WASHINGTON (Reuters) – Pentagon belt-tightening efforts identified and redirected $6.5 billion worth of bloated payments, inefficiencies and overlaps last year, a senior Defense Department official said.
The Pentagon’s Chief Management Officer Lisa Hershman said in an interview on Friday that the savings, equivalent to 83 F-35A fighter jets, were achieved through methods including the sale of obsolete equipment, better software licensing fee management and smarter purchasing of items such as lumber.
Since defense spending is capped at $741 billion this year, and because the Pentagon does not assume its budget will increase dramatically in the years to come, it has been looking for ways to do more with the money it has.
“We’re not just cutting costs, we are transforming the way we are working. We are changing the infrastructure to support it,” Hershman said.
One example, she said, was the discovery of 22 different contracts with a variety of prices for the same type of lumber. They were replaced by two multi-vendor contracts which saves time and money, while preserving competition.

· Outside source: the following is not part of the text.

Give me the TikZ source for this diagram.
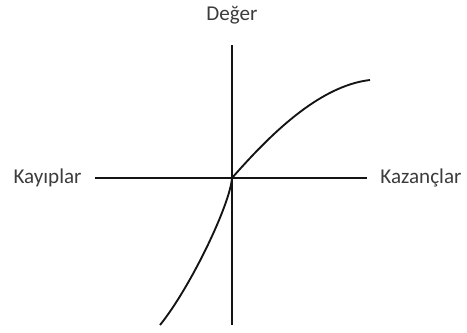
\documentclass[tikz,border=0pt]{standalone}
\usepackage{fontspec}
\setmainfont{Carlito}
\usepackage{tikz}
\usetikzlibrary{positioning, calc}
\definecolor{mydark}{RGB}{20,20,20}
\definecolor{mytext}{RGB}{60,60,60}
\tikzset{
  axislabel/.style={font=\fontsize{18}{21}\selectfont, text=mytext, inner sep=1pt},
  axis/.style={line width=0.9pt, color=mydark},
  curve/.style={line width=1.6pt, color=mydark}
}

\begin{document}
\begin{tikzpicture}[x=0.03cm, y=-0.03cm]
  \useasboundingbox (0,0) rectangle (467,333);

  % Axes ends
  \coordinate (O) at (232,178);
  \coordinate (top) at (232,45);
  \coordinate (bottom) at (232,325);
  \coordinate (left) at (95,178);
  \coordinate (right) at (367,178);

  % Labels
  \node[axislabel] (deger) at (232,15) {Değer};
  \node[axislabel, anchor=east] (kayip) at (83,178) {Kayıplar};
  \node[axislabel, anchor=west] (kazanc) at (379,178) {Kazançlar};

  % Axes
  \draw[axis] (top) -- (bottom);
  \draw[axis] (left) -- (right);

  % Value function
  \coordinate (lossend) at (160,325);
  \coordinate (gainend) at (370,80);
  \draw[curve] (lossend) .. controls (190,288) and (230,205) .. (O)
    .. controls (268,137) and (318,86) .. (gainend);
\end{tikzpicture}
\end{document}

Hershman’s office has nine data analysts studying the Pentagon’s vast pool of data for anomalies in contracts.
The Defense Department also made $407 million last year from the sale of what it described as “obsolete” equipment to allies.
For example, it sold 19 older helicopters to Afghanistan and others, four C-130 Hercules aircraft to Chile and the Philippines, and 100 MIM-104 Patriot missiles to the United Arab Emirates, the Pentagon said in a statement.